We are all familiar with those famous stories of the fireman who saved the cat from the burning house. What is less known are those times that animals have saved the lives of humans. Animals are remarkable. They can be a man’s best friend by providing comfort, company and love, but more importantly, they could use this love and their instinctual behaviors to save our very lives. Such courageous acts happen more often than one might think. Check out some real life heroic stories below:
Schnautzie was just a six month old kitten when she woke her sleeping owner up by sitting on her chest and tapping her nose with her paw. This was Schnautzie’s way of letting her owner know that there was a gas leak in the house. When the owner awoke, she heard a roaring sound coming from the bathroom and found a broken gas pipe in their home that was filling their basement with deadly fumes. If it was not for Schnautzie, the whole house could have been in flames.
Joann Altsman had a heart attack and collapsed to the ground. Her daughter’s pot-bellied pig, Lulu, knew that she was in danger and rushed out of the house to get help. Lulu lied down in the street in order to stop traffic. The passerby’s did not get the hint and Lulu returned to the house several times to check up on Joann. Finally, someone had noticed that something was going on and followed the determined pig into the house. 911 was called and Joann’s life was saved. The doctors had said that if she had arrived to the hospital just 15 minutes later they would not have been able to save her life. Lulu has been a celebrity ever since.

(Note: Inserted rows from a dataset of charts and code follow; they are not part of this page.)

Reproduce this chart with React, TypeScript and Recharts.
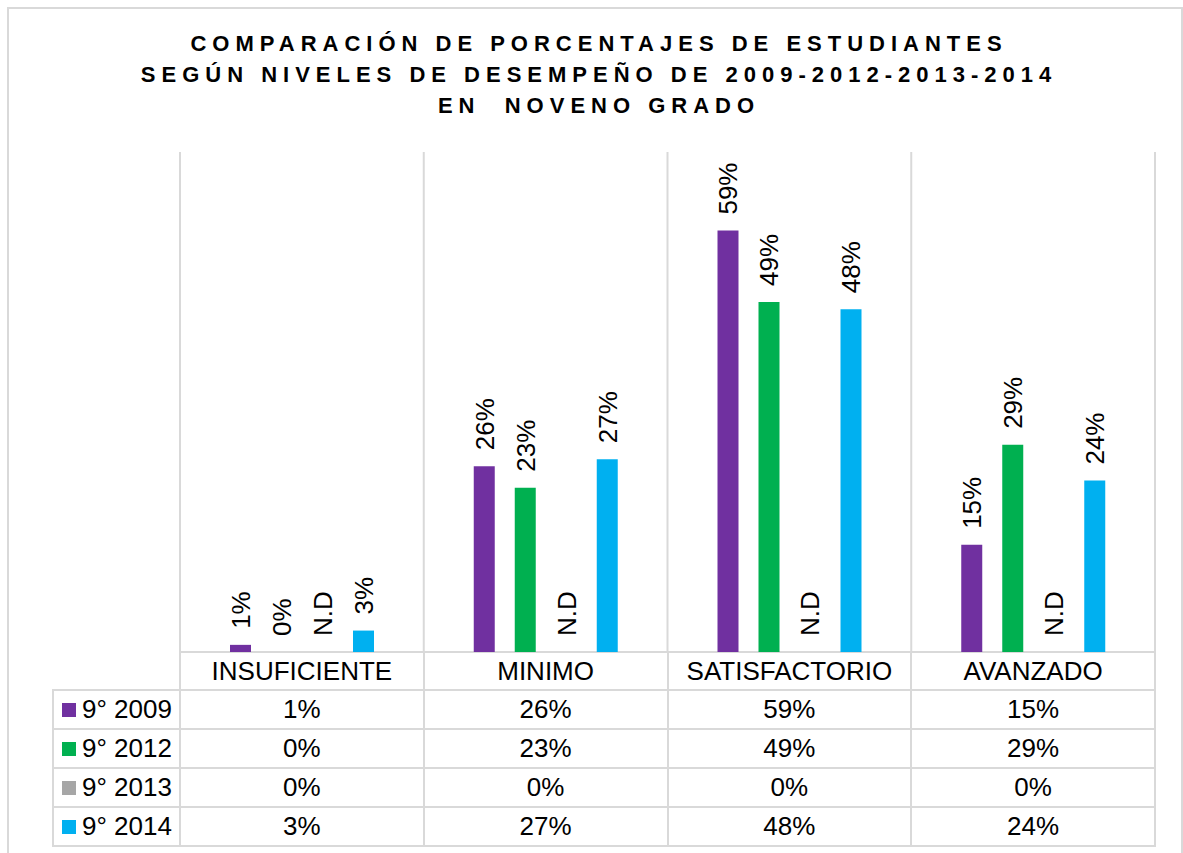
import React from 'react';
import { BarChart, Bar, XAxis, YAxis, CartesianGrid } from 'recharts';

// Data
const categories = ['INSUFICIENTE', 'MINIMO', 'SATISFACTORIO', 'AVANZADO'];
const values2009 = [1, 26, 59, 15];
const values2012 = [0, 23, 49, 29];
const values2013 = [0, 0, 0, 0];
const values2014 = [3, 27, 48, 24];
const seriesNames = ['9° 2009', '9° 2012', '9° 2013', '9° 2014'];
const seriesKeys = ['y2009', 'y2012', 'y2013', 'y2014'];
const seriesColors = ['#7030A0', '#00B050', '#A6A6A6', '#00B0F0'];
const titleLines = [
  'COMPARACIÓN DE PORCENTAJES DE ESTUDIANTES',
  'SEGÚN NIVELES DE DESEMPEÑO DE 2009-2012-2013-2014',
  'EN  NOVENO GRADO',
];

const seriesValues = [values2009, values2012, values2013, values2014];

const chartData = categories.map((name, i) => ({
  name,
  slot: i + 0.5,
  y2009: values2009[i],
  y2012: values2012[i],
  y2013: values2013[i],
  y2014: values2014[i],
}));

const FONT = '"Liberation Sans", Arial, sans-serif';
const LINE = '#d9d9d9';

const makeLabel = (noData: boolean) => (props: any) => {
  const { x, y, width, value } = props;
  const cx = Number(x) + Number(width) / 2;
  const ty = Number(y) - 16;
  const text = noData ? 'N.D' : `${value}%`;
  return (
    <text
      x={cx}
      y={ty}
      dy="0.36em"
      transform={`rotate(-90 ${cx} ${ty})`}
      textAnchor="start"
      fontSize={26}
      fontFamily={FONT}
      fill="#000"
    >
      {text}
    </text>
  );
};

// zero-value bars keep a hairline so their labels still get drawn
const zeroKeep = (v: any) => (Number(v) === 0 ? 0.01 : 0);

export default function App() {
  return (
    <div style={{ position: 'absolute', left: 0, top: 0, width: 1183, height: 853, overflow: 'hidden', background: '#fff', fontFamily: FONT }}>
      {/* outer frame */}
      <div style={{ position: 'absolute', left: 7, top: 7, width: 1176, height: 900, border: `2px solid ${LINE}`, boxSizing: 'border-box' }} />

      {/* title */}
      <div style={{ position: 'absolute', left: 0, top: 28, width: 1183, paddingLeft: 15, boxSizing: 'border-box', textAlign: 'center' }}>
        {titleLines.map((t) => (
          <div key={t} style={{ fontSize: 22, fontWeight: 'bold', letterSpacing: 6, lineHeight: '31px', whiteSpace: 'pre', color: '#000' }}>
            {t}
          </div>
        ))}
      </div>

      {/* header row frame under the category labels */}
      <div
        style={{
          position: 'absolute', left: 179, top: 651, padding: 2, background: LINE,
          display: 'grid', gridTemplateColumns: 'repeat(4, 241.75px)', gridTemplateRows: '36px', gap: 2,
        }}
      >
        {categories.map((c) => (
          <div key={c} style={{ background: '#fff' }} />
        ))}
      </div>

      {/* data table */}
      <div
        style={{
          position: 'absolute', left: 52, top: 689, padding: 2, background: LINE,
          display: 'grid', gridTemplateColumns: '125px repeat(4, 241.75px)', gridTemplateRows: 'repeat(4, 37px)', gap: 2,
        }}
      >
        {seriesNames.map((s, si) => (
          <React.Fragment key={s}>
            <div style={{ background: '#fff', display: 'flex', alignItems: 'center', fontSize: 26, color: '#000' }}>
              <span style={{ display: 'inline-block', width: 14, height: 14, background: seriesColors[si], marginLeft: 8, marginRight: 6 }} />
              {s}
            </div>
            {categories.map((c, ci) => (
              <div key={c} style={{ background: '#fff', display: 'flex', alignItems: 'center', justifyContent: 'center', fontSize: 26, color: '#000' }}>
                {seriesValues[si][ci]}%
              </div>
            ))}
          </React.Fragment>
        ))}
      </div>

      {/* chart */}
      <div style={{ position: 'absolute', left: 0, top: 0 }}>
        <BarChart
          width={1183}
          height={853}
          data={chartData}
          margin={{ top: 152, right: 28, bottom: 163, left: 180 }}
          barSize={21}
          barGap={20}
        >
          <CartesianGrid xAxisId="grid" horizontal={false} stroke={LINE} strokeWidth={2} />
          <XAxis
            dataKey="name"
            height={38}
            tickLine={false}
            axisLine={false}
            tickSize={0}
            tickMargin={10}
            interval={0}
            tick={{ fontSize: 26, fill: '#000', fontFamily: FONT }}
          />
          <XAxis xAxisId="grid" type="number" dataKey="slot" domain={[0, 4]} ticks={[0, 1, 2, 3, 4]} hide />
          <YAxis domain={[0, 70]} hide />
          {seriesKeys.map((k, i) => (
            <Bar
              key={k}
              dataKey={k}
              name={seriesNames[i]}
              fill={seriesColors[i]}
              isAnimationActive={false}
              minPointSize={zeroKeep as any}
              label={makeLabel(k === 'y2013')}
            />
          ))}
        </BarChart>
      </div>
    </div>
  );
}
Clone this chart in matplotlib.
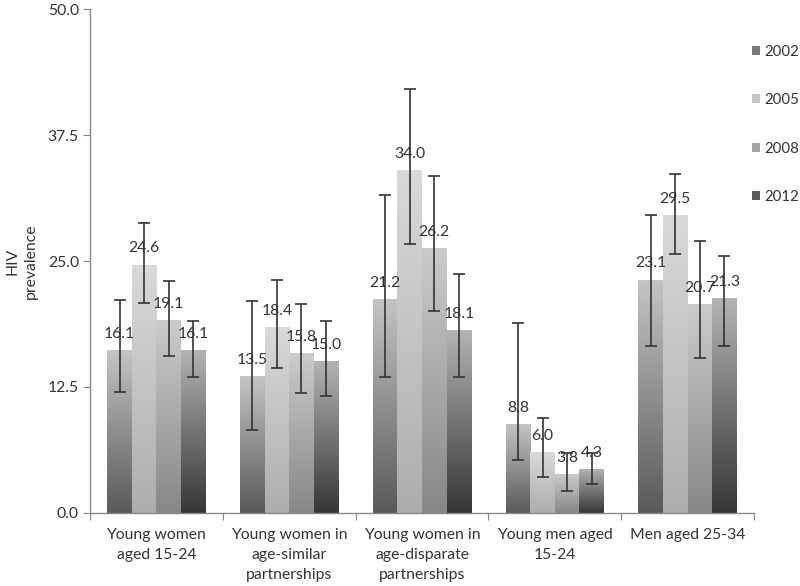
import numpy as np
import matplotlib
matplotlib.use("Agg")
import matplotlib.pyplot as plt
from matplotlib.colors import LinearSegmentedColormap
from matplotlib.patches import Patch

plt.rcParams['font.family'] = ['Lato', 'DejaVu Sans']

categories = ["Young women\naged 15-24",
              "Young women in\nage-similar\npartnerships",
              "Young women in\nage-disparate\npartnerships",
              "Young men aged\n15-24",
              "Men aged 25-34"]
years = ["2002", "2005", "2008", "2012"]

values = {
    "2002": [16.1, 13.5, 21.2, 8.8, 23.1],
    "2005": [24.6, 18.4, 34.0, 6.0, 29.5],
    "2008": [19.1, 15.8, 26.2, 3.8, 20.7],
    "2012": [16.1, 15.0, 18.1, 4.3, 21.3],
}
err_low = {
    "2002": [12.0, 8.2, 13.5, 5.3, 16.6],
    "2005": [20.8, 14.4, 26.7, 3.6, 25.7],
    "2008": [15.6, 11.9, 20.0, 2.2, 15.4],
    "2012": [13.5, 11.6, 13.5, 2.9, 16.6],
}
err_high = {
    "2002": [21.1, 21.0, 31.5, 18.8, 29.6],
    "2005": [28.8, 23.1, 42.1, 9.4, 33.6],
    "2008": [23.0, 20.7, 33.4, 6.0, 27.0],
    "2012": [19.0, 19.0, 23.7, 6.0, 25.5],
}
yticks = [0.0, 12.5, 25.0, 37.5, 50.0]

grad = {
    "2002": ("#595959", "#c4c4c4"),
    "2005": ("#adadad", "#d9d9d9"),
    "2008": ("#878787", "#cbcbcb"),
    "2012": ("#363636", "#b3b3b3"),
}
legend_col = {"2002": "#7a7a7a", "2005": "#c4c4c4", "2008": "#a3a3a3", "2012": "#5a5a5a"}

FS = 11.3
fig = plt.figure(figsize=(8, 5.86), dpi=100)
ax = fig.add_axes([0.1125, 0.1246, 0.83, 0.86])

x = np.arange(len(categories))
w = 0.185
txt = "#333333"
for i, yr in enumerate(years):
    pos = x + (i - 1.5) * w
    vals = np.array(values[yr])
    bars = ax.bar(pos, vals, w, color="none", edgecolor="none", zorder=2)
    cmap = LinearSegmentedColormap.from_list(yr, [grad[yr][0], grad[yr][1]])
    g = np.linspace(0, 1, 256).reshape(-1, 1)
    for b in bars:
        x0, y0 = b.get_x(), b.get_y()
        ax.imshow(g, cmap=cmap, origin="lower", aspect="auto",
                  extent=[x0, x0 + b.get_width(), y0, y0 + b.get_height()], zorder=2)
    lo = vals - np.array(err_low[yr])
    hi = np.array(err_high[yr]) - vals
    ax.errorbar(pos, vals, yerr=[lo, hi], fmt="none", ecolor="#333333",
                elinewidth=1.2, capsize=4.5, capthick=1.2, zorder=4)
    for px, v in zip(pos, vals):
        ax.annotate(f"{v:.1f}", (px, v), xytext=(0, 12), textcoords="offset points",
                    ha="center", va="center", fontsize=FS, color=txt, zorder=5)

ax.set_xlim(-0.5, len(categories) - 0.5)
ax.set_ylim(0, 50)
ax.set_yticks(yticks)
ax.set_yticklabels([f"{t:.1f}" for t in yticks], fontsize=FS, color=txt)
ax.set_xticks(np.arange(-0.5, len(categories), 1.0))
ax.set_xticklabels([])
ax.set_xticks(x, minor=True)
ax.set_xticklabels(categories, minor=True, fontsize=FS, color=txt, linespacing=1.55)
ax.tick_params(axis="x", which="minor", length=0, pad=11)
ax.tick_params(axis="x", which="major", length=5, color="#888888", direction="out")
ax.tick_params(axis="y", length=5, color="#888888", direction="out", pad=3)
for s in ["top", "right"]:
    ax.spines[s].set_visible(False)
for s in ["left", "bottom"]:
    ax.spines[s].set_color("#888888")
    ax.spines[s].set_linewidth(1.0)

fig.text(0.027, 0.554, "HIV\nprevalence", rotation=90, ha="center", va="center",
         fontsize=FS, color=txt, linespacing=1.45)

handles = [Patch(facecolor=legend_col[yr], edgecolor="none", label=yr) for yr in years]
leg = fig.legend(handles=handles, loc="upper left", bbox_to_anchor=(0.94, 0.924),
                 frameon=False, fontsize=10.8, handlelength=0.55, handleheight=0.55,
                 handletextpad=0.3, labelspacing=2.3, borderaxespad=0, borderpad=0)
for t in leg.get_texts():
    t.set_color(txt)

fig.savefig("out.png", dpi=100)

Chihuahuas are known for their yappy behavior, but who would have thought that this behavior could be used to save someone’s life?! In 2008, a 13-pound Chihuahua named Chi Chi was at the beach with his owners when he began to go berserk. He leaped out of his chair, started to drag the beach chair, and began to send out an alarming noise. Chi Chi had spotted a storm surge about 100 yards away and saw two elderly ladies who were in danger of being washed out. Chi Chi’s owners ran to the rescue and pulled the ladies out of the riptide. Chi Chi’s owners were amazed with their little pup.
When a child got away from this mother and fell 20 feet deep into the concrete ape pit at the Brookfield Zoo, Binti Jua, carrying her own baby, gently picked up the unconscious boy, cradled him in her arms and protected him from the other gorillas. When the zookeepers had come to rescue the boy, Binti handed him over safely. Primates, such as Binti, have been known to help hurt and lost animals of other species.
When a surfer decided to spend a nice day out with his friends surfing a monster white shark came out of nowhere and attacked the surfer. The shark, estimated to be 12-15 feet long, had attacked his leg and peeled off the skin on his back. A group of bottle nosed dolphins came to the rescue and formed a protective ring around the surfer. The dolphins helped him get to the shore safely so he could immediately be brought to the hospital.
During the 2004 tsunami in Thailand a 4-year old elephant saved an 8-year old girl Amber. As a big wave hit, the elephant took Amber on its back and ran for higher ground. The elephant protected Amber from the waves and the impact of the high pressure waters. If it was not for the elephant, Amber would not have had a chance for survival.